The United Nations atomic watchdog condemned what he described as targeted attacks on the Zaporizhzhia nuclear plant in Russia-occupied Ukraine, calling for a “stop of this madness.”
Powerful explosions from shelling rocked Ukraine’s Zaporizhia region, the site of Europe’s largest nuclear power plant, over the weekend.
A heavy barrage of Russian military strikes, nearly 400 on Sunday alone, also hit the eastern regions of Ukraine, with fierce ground battles raging in the eastern Donetsk province, Ukrainian President Volodymyr Zelenskyy said in his evening update on the Sunday.
“The news from our team yesterday and this morning is extremely disturbing,” Rafael Grossi, head of the International Atomic Energy Agency (IAEA), said in a statement on Sunday.
“Explosions occurred at the site of this major nuclear power plant, which is completely unacceptable.
“Whoever is behind this must be stopped immediately,” he added.
“As I have said many times before, you are playing with fire!”
In renewed shelling near and at the site, IAEA experts at the Zaporizhzhia facility reported hearing more than a dozen explosions in a short period on Sunday morning and were able to see some explosions from their windows, the agency said.
Later that day, the IAEA said the shelling had stopped and that its experts would assess the situation on Monday.
“There has been damage to parts of the site, but there is no radiation release or power loss,” he said.
Speaking to a French broadcaster, Grossi said it was clear that the raids on the plant were not an accident.
“The people who are doing this know where they are hitting.
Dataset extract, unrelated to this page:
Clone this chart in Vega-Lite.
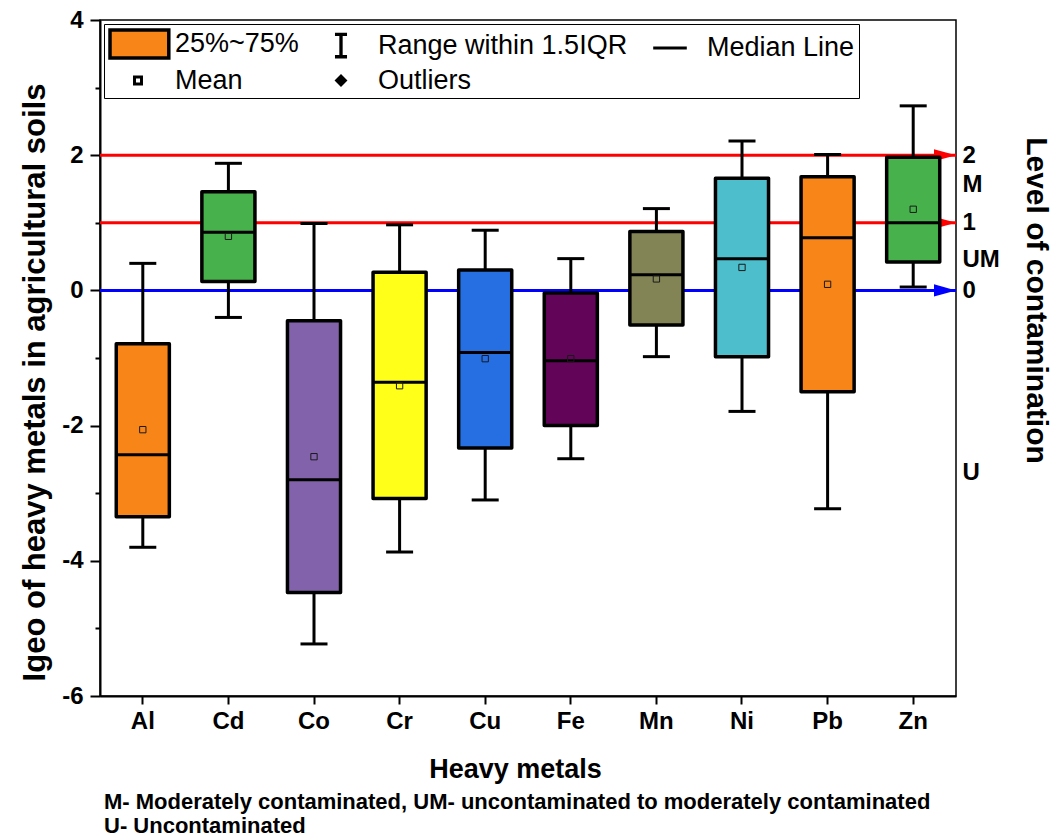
{
  "$schema": "https://vega.github.io/schema/vega-lite/v6.json",
  "width": 856,
  "height": 676,
  "autosize": {"type": "none"},
  "padding": {"left": 100, "top": 20, "right": 98, "bottom": 141},
  "background": "white",
  "datasets": {
    "boxes": [
      {"metal": "Al", "lower": -3.80, "q1": -3.35, "median": -2.43, "q3": -0.79, "upper": 0.40, "mean": -2.06},
      {"metal": "Cd", "lower": -0.40, "q1": 0.13, "median": 0.86, "q3": 1.46, "upper": 1.88, "mean": 0.80},
      {"metal": "Co", "lower": -5.23, "q1": -4.47, "median": -2.80, "q3": -0.45, "upper": 0.99, "mean": -2.46},
      {"metal": "Cr", "lower": -3.87, "q1": -3.08, "median": -1.36, "q3": 0.27, "upper": 0.97, "mean": -1.41},
      {"metal": "Cu", "lower": -3.10, "q1": -2.33, "median": -0.92, "q3": 0.30, "upper": 0.89, "mean": -1.01},
      {"metal": "Fe", "lower": -2.49, "q1": -2.00, "median": -1.04, "q3": -0.04, "upper": 0.47, "mean": -1.01},
      {"metal": "Mn", "lower": -0.98, "q1": -0.51, "median": 0.23, "q3": 0.87, "upper": 1.21, "mean": 0.17},
      {"metal": "Ni", "lower": -1.79, "q1": -0.98, "median": 0.47, "q3": 1.66, "upper": 2.21, "mean": 0.34},
      {"metal": "Pb", "lower": -3.23, "q1": -1.50, "median": 0.78, "q3": 1.68, "upper": 2.01, "mean": 0.09},
      {"metal": "Zn", "lower": 0.05, "q1": 0.42, "median": 1.00, "q3": 1.97, "upper": 2.73, "mean": 1.20}
    ],
    "levels": [
      {"level": 2, "kind": "threshold"},
      {"level": 1, "kind": "threshold"},
      {"level": 0, "kind": "baseline"}
    ],
    "legendItems": [
      {"item": "25%~75%"},
      {"item": "Range within 1.5IQR"},
      {"item": "Median Line"},
      {"item": "Mean"},
      {"item": "Outliers"}
    ]
  },
  "encoding": {
    "x": {
      "field": "metal",
      "type": "nominal",
      "sort": ["Al", "Cd", "Co", "Cr", "Cu", "Fe", "Mn", "Ni", "Pb", "Zn"],
      "scale": {"domain": ["Al", "Cd", "Co", "Cr", "Cu", "Fe", "Mn", "Ni", "Pb", "Zn"], "paddingInner": 0, "paddingOuter": 0},
      "axis": {
        "title": "Heavy metals",
        "bandPosition": 0.5,
        "labelAngle": 0,
        "labelFont": "Liberation Sans, Arial",
        "labelFontWeight": "bold",
        "labelFontSize": 24,
        "labelColor": "black",
        "labelPadding": 5,
        "tickColor": "black",
        "tickWidth": 2,
        "tickSize": 8,
        "domainColor": "black",
        "domainWidth": 2,
        "titleFont": "Liberation Sans, Arial",
        "titleFontWeight": "bold",
        "titleFontSize": 27,
        "titleColor": "black",
        "titlePadding": 23,
        "titleX": 415
      }
    }
  },
  "layer": [
    {
      "data": {"name": "levels"},
      "mark": {"type": "rule", "strokeWidth": 3},
      "encoding": {
        "x": null,
        "y": {
          "field": "level",
          "type": "quantitative",
          "scale": {"domain": [-6, 4], "nice": false, "zero": false},
          "axis": {
            "orient": "right",
            "title": "Level of contamination",
            "values": [2, 1.56, 1, 0.45, 0, -2.69],
            "labelExpr": "datum.value == 2 ? '2' : datum.value == 1.56 ? 'M' : datum.value == 1 ? '1' : datum.value == 0.45 ? 'UM' : datum.value == 0 ? '0' : 'U'",
            "labelOverlap": false,
            "ticks": false,
            "domain": false,
            "grid": false,
            "labelAlign": "left",
            "labelBaseline": "middle",
            "labelPadding": 6,
            "labelFont": "Liberation Sans, Arial",
            "labelFontWeight": "bold",
            "labelFontSize": 24,
            "labelColor": "black",
            "titleFont": "Liberation Sans, Arial",
            "titleFontWeight": "bold",
            "titleFontSize": 30,
            "titleColor": "black",
            "titlePadding": 21,
            "titleY": 280
          }
        },
        "color": {
          "field": "kind",
          "type": "nominal",
          "scale": {"domain": ["threshold", "baseline"], "range": ["#FF0000", "#0000FF"]},
          "legend": null
        }
      }
    },
    {
      "data": {"name": "levels"},
      "mark": {"type": "point", "filled": true, "size": 484, "shape": "M-2,-0.55L0,0L-2,0.55Z", "opacity": 1},
      "encoding": {
        "x": {"value": "width"},
        "y": {"field": "level", "type": "quantitative", "axis": null},
        "color": {
          "field": "kind",
          "type": "nominal",
          "scale": {"domain": ["threshold", "baseline"], "range": ["#FF0000", "#0000FF"]},
          "legend": null
        }
      }
    },
    {
      "data": {"name": "boxes"},
      "mark": {"type": "rule", "strokeWidth": 3, "color": "black"},
      "encoding": {
        "y": {
          "field": "lower",
          "type": "quantitative",
          "axis": {
            "orient": "left",
            "title": "Igeo of heavy metals in agricultural soils",
            "values": [-6, -5, -4, -3, -2, -1, 0, 1, 2, 3, 4],
            "labelExpr": "datum.value % 2 == 0 ? '' + datum.value : ''",
            "grid": false,
            "tickColor": "black",
            "tickWidth": 2,
            "tickSize": {"condition": {"test": "datum.value % 2 == 0", "value": 10}, "value": 5},
            "domainColor": "black",
            "domainWidth": 2,
            "labelFont": "Liberation Sans, Arial",
            "labelFontWeight": "bold",
            "labelFontSize": 24,
            "labelColor": "black",
            "labelPadding": 7,
            "labelOverlap": false,
            "titleFont": "Liberation Sans, Arial",
            "titleFontWeight": "bold",
            "titleFontSize": 31,
            "titleColor": "black",
            "titlePadding": 10,
            "titleY": 362
          }
        },
        "y2": {"field": "upper"}
      }
    },
    {
      "data": {"name": "boxes"},
      "mark": {"type": "tick", "size": 27, "thickness": 3, "color": "black", "opacity": 1},
      "encoding": {"y": {"field": "upper", "type": "quantitative", "axis": null}}
    },
    {
      "data": {"name": "boxes"},
      "mark": {"type": "tick", "size": 27, "thickness": 3, "color": "black", "opacity": 1},
      "encoding": {"y": {"field": "lower", "type": "quantitative", "axis": null}}
    },
    {
      "data": {"name": "boxes"},
      "mark": {"type": "bar", "width": {"band": 0.62}, "stroke": "black", "strokeWidth": 3.5, "strokeJoin": "round"},
      "encoding": {
        "y": {"field": "q1", "type": "quantitative", "axis": null},
        "y2": {"field": "q3"},
        "color": {
          "field": "metal",
          "type": "nominal",
          "scale": {
            "domain": ["Al", "Cd", "Co", "Cr", "Cu", "Fe", "Mn", "Ni", "Pb", "Zn"],
            "range": ["#F88517", "#47B14B", "#8263AB", "#FFFF1A", "#256FE3", "#620457", "#828455", "#4DBECC", "#F88517", "#47B14B"]
          },
          "legend": null
        }
      }
    },
    {
      "data": {"name": "boxes"},
      "mark": {"type": "tick", "size": 53, "thickness": 3, "color": "black", "opacity": 1},
      "encoding": {"y": {"field": "median", "type": "quantitative", "axis": null}}
    },
    {
      "data": {"name": "boxes"},
      "mark": {"type": "point", "shape": "square", "size": 40, "filled": false, "stroke": "#1a1a1a", "strokeWidth": 1, "opacity": 1},
      "encoding": {"y": {"field": "mean", "type": "quantitative", "axis": null}}
    },
    {
      "data": {"name": "legendItems"},
      "transform": [{"filter": "false"}],
      "mark": {"type": "point", "filled": true, "stroke": "black", "opacity": 1},
      "encoding": {
        "x": null,
        "shape": {
          "field": "item",
          "type": "nominal",
          "scale": {
            "domain": ["25%~75%", "Range within 1.5IQR", "Median Line", "Mean", "Outliers"],
            "range": [
              "M-1,-1H3.2V1H-1Z",
              "M0.57,-0.8H1.43M1,-0.8V0.8M0.57,0.8H1.43",
              "M-0.2,0H2.2",
              "M0.75,-0.25H1.25V0.25H0.75Z",
              "M1,-0.32L1.32,0L1,0.32L0.68,0Z"
            ]
          },
          "legend": {
            "title": null,
            "orient": "top-left",
            "offset": 4,
            "direction": "horizontal",
            "columns": 3,
            "columnPadding": 12,
            "rowPadding": 0,
            "padding": 4,
            "strokeColor": "black",
            "fillColor": "white",
            "labelFont": "Liberation Sans, Arial",
            "labelFontSize": 27,
            "labelColor": "black",
            "labelLimit": 400,
            "labelOffset": 35,
            "symbolSize": 784,
            "encode": {
              "symbols": {
                "update": {
                  "stroke": {"value": "black"}
                }
              }
            }
          }
        },
        "fill": {
          "field": "item",
          "type": "nominal",
          "scale": {
            "domain": ["25%~75%", "Range within 1.5IQR", "Median Line", "Mean", "Outliers"],
            "range": ["#F88517", "transparent", "transparent", "white", "black"]
          },
          "legend": {"title": null}
        },
        "strokeWidth": {
          "field": "item",
          "type": "nominal",
          "scale": {
            "domain": ["25%~75%", "Range within 1.5IQR", "Median Line", "Mean", "Outliers"],
            "range": [3.5, 2.8, 2.5, 1, 1]
          },
          "legend": {"title": null}
        }
      }
    }
  ],
  "resolve": {"axis": {"y": "independent"}, "scale": {"color": "independent"}},
  "title": {
    "text": ["M- Moderately contaminated, UM- uncontaminated to moderately contaminated", "U- Uncontaminated"],
    "orient": "bottom",
    "anchor": "start",
    "frame": "group",
    "offset": 10,
    "font": "Liberation Sans, Arial",
    "fontWeight": "bold",
    "fontSize": 22,
    "lineHeight": 24,
    "color": "black",
    "dx": 4
  },
  "config": {
    "view": {"stroke": "black", "strokeWidth": 1.5}
  }
}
It’s absolutely deliberate, directed.”
The attacks in and around Zaporizhzhia have raised the risk of a nuclear catastrophe at the plant, which Russia occupied shortly after invading Ukraine on February 24.
Russia has been hitting Ukraine’s power grid and other critical civilian infrastructure from the air, causing widespread blackouts and leaving millions of Ukrainians without heat, electricity or water as temperatures drop and snow begins to fall in the capital, Kyiv. , and other cities.
Ukraine’s state nuclear power operator Energoatom blamed Russian forces for the latest bombing of Zaporizhzhia, saying the equipment attacked was consistent with the Kremlin’s intention to “damage or destroy as much of Ukraine’s energy infrastructure as possible.” as winter approaches.
Meanwhile, Moscow has blamed Ukrainian forces for the damage.
Russian Defense Ministry spokesman Igor Konashenkov accused the Ukrainians of shelling the power plant twice on Sunday, saying two shells hit near power lines supplying electricity to the plant.
Ukraine has said work is continuing to repair damage to the country’s energy infrastructure, but “stabilization blackouts” would be needed in 15 regions, including the capital on Sunday night. The country’s electric power company said blackouts would be scheduled in all regions on Monday.
“The restoration of networks and technical supply capacities, the demining of power transmission lines, repairs, everything happens around the clock,” Zelenskyy said in his evening speech.
Zelenskyy said Ukrainian forces were making small gains in the eastern Luhansk region and were holding their ground in battles in the south.
Russia withdrew its forces from the southern city of Kherson this month and moved some of them to reinforce positions in the east.
“The fiercest battles, as before, are in the Donetsk region. Although there were fewer attacks today due to worsening weather, the number of Russian shelling unfortunately remains extremely high,” Zelenskyy said.
In the speech, the president again laid out Kyiv’s peace terms, including food and energy security, the release of all prisoners and deportees, and the withdrawal of Russian troops from all Ukrainian territory.